**GOAL OF THE EXERCISE**
Identify all lines of the data containing the string "this" and copy them.
── RECORD EXTRACTS
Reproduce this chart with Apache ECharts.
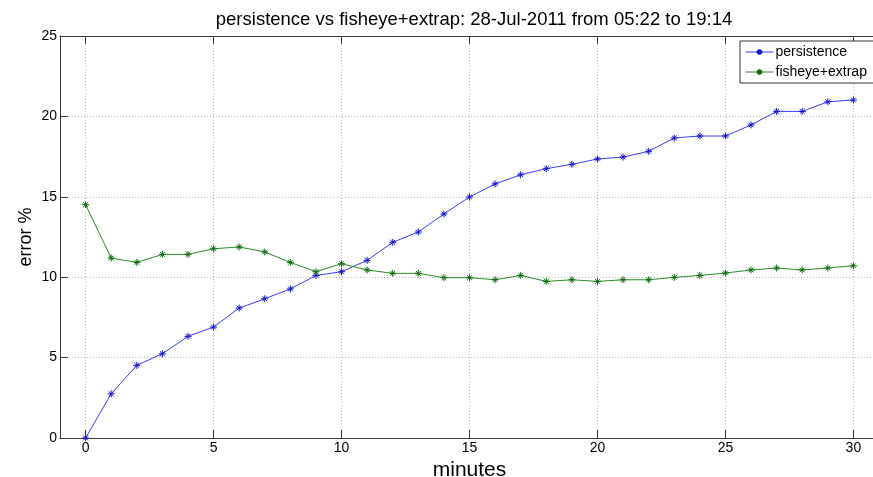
────
── RECORD EXTRACTS
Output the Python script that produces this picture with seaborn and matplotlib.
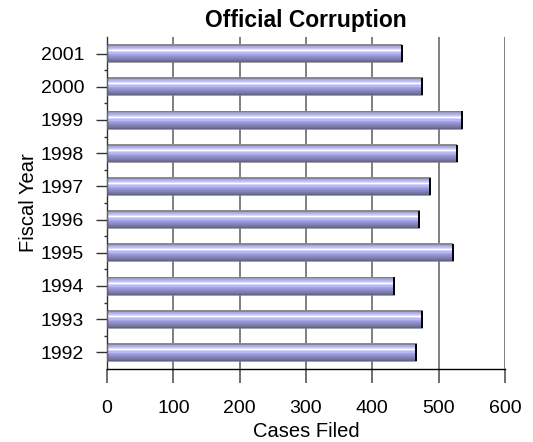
────
── RECORD EXTRACTS
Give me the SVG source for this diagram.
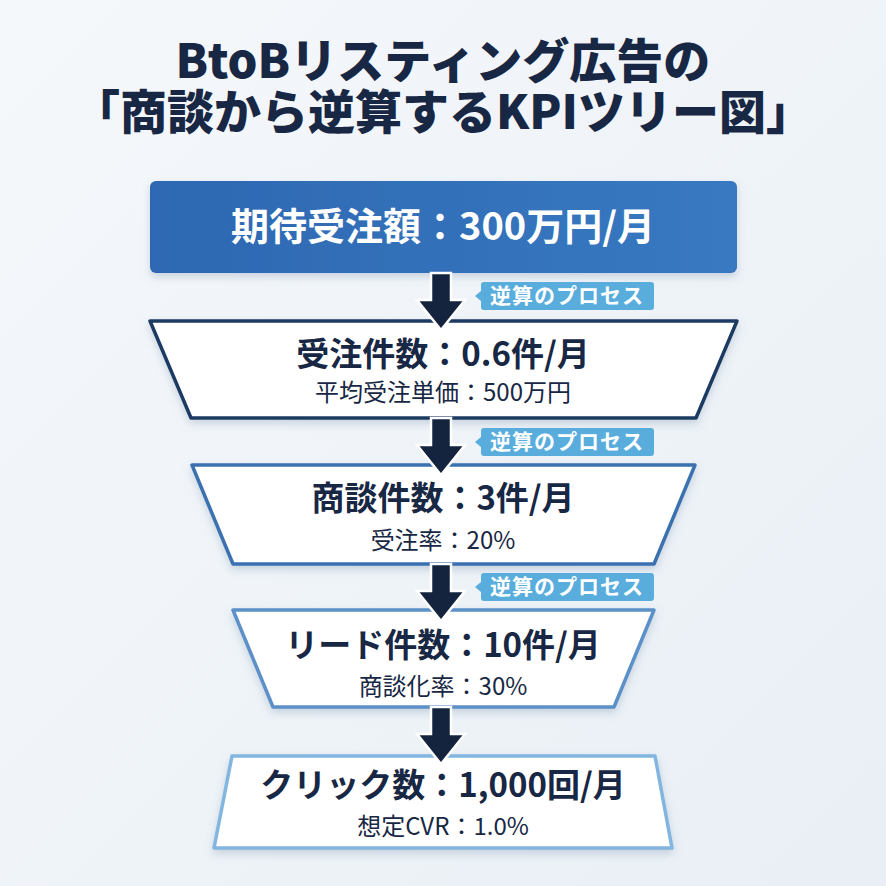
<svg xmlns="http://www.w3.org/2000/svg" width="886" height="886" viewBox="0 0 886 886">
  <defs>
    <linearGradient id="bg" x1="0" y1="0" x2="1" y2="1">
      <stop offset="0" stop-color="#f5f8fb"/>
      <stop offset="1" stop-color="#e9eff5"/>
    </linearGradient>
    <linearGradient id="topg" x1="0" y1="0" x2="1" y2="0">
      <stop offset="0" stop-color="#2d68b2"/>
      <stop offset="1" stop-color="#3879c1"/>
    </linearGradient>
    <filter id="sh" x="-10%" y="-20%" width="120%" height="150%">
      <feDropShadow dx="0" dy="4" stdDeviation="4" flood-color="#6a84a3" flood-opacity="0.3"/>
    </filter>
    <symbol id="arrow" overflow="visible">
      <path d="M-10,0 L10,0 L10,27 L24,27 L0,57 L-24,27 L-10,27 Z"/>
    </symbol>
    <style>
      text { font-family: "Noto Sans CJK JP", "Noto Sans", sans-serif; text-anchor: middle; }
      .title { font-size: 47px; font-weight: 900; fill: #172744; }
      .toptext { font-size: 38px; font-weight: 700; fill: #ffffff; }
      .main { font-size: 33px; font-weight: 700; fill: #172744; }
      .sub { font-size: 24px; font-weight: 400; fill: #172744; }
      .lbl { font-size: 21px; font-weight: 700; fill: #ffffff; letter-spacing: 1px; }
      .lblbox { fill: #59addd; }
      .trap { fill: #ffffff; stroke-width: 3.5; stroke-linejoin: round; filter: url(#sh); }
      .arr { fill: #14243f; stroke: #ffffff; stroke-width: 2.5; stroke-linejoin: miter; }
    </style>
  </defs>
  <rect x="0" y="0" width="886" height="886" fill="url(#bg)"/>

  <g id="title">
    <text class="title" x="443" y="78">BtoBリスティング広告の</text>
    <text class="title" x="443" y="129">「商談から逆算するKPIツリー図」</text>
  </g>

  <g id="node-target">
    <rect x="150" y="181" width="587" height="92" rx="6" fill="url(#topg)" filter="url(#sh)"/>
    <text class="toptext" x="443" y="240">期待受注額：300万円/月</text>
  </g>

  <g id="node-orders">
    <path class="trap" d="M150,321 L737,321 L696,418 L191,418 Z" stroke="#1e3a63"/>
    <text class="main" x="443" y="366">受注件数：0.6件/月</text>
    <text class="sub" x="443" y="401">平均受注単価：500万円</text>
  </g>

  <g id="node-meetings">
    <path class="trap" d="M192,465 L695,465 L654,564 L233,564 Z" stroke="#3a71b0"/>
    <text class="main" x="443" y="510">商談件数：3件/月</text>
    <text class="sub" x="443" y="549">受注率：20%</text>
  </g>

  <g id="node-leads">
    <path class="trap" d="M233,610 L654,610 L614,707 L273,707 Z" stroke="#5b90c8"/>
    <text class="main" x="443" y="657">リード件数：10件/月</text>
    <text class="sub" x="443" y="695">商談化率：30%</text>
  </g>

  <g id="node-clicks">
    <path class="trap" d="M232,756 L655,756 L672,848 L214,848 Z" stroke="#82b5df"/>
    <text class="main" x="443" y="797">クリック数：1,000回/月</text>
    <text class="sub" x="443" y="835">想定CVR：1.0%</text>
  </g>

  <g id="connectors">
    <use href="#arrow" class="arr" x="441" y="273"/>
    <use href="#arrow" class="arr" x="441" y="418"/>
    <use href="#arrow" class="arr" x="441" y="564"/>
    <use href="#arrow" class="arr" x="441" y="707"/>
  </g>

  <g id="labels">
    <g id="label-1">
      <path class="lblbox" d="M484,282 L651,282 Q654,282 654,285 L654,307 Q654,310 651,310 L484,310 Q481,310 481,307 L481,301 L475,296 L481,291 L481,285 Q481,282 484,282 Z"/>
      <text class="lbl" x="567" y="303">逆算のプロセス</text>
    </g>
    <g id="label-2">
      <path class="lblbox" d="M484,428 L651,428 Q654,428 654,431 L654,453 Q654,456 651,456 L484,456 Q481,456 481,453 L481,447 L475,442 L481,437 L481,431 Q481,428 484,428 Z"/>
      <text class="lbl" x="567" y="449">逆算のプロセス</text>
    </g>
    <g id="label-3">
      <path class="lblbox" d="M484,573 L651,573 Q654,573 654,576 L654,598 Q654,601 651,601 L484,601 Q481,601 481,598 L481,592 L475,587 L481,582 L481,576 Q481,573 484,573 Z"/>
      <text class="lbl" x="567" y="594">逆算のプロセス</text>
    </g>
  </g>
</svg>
────
**TASK OUTPUT**
Reproduce this chart with Apache ECharts.
Output the Python script that produces this picture with seaborn and matplotlib.
Give me the SVG source for this diagram.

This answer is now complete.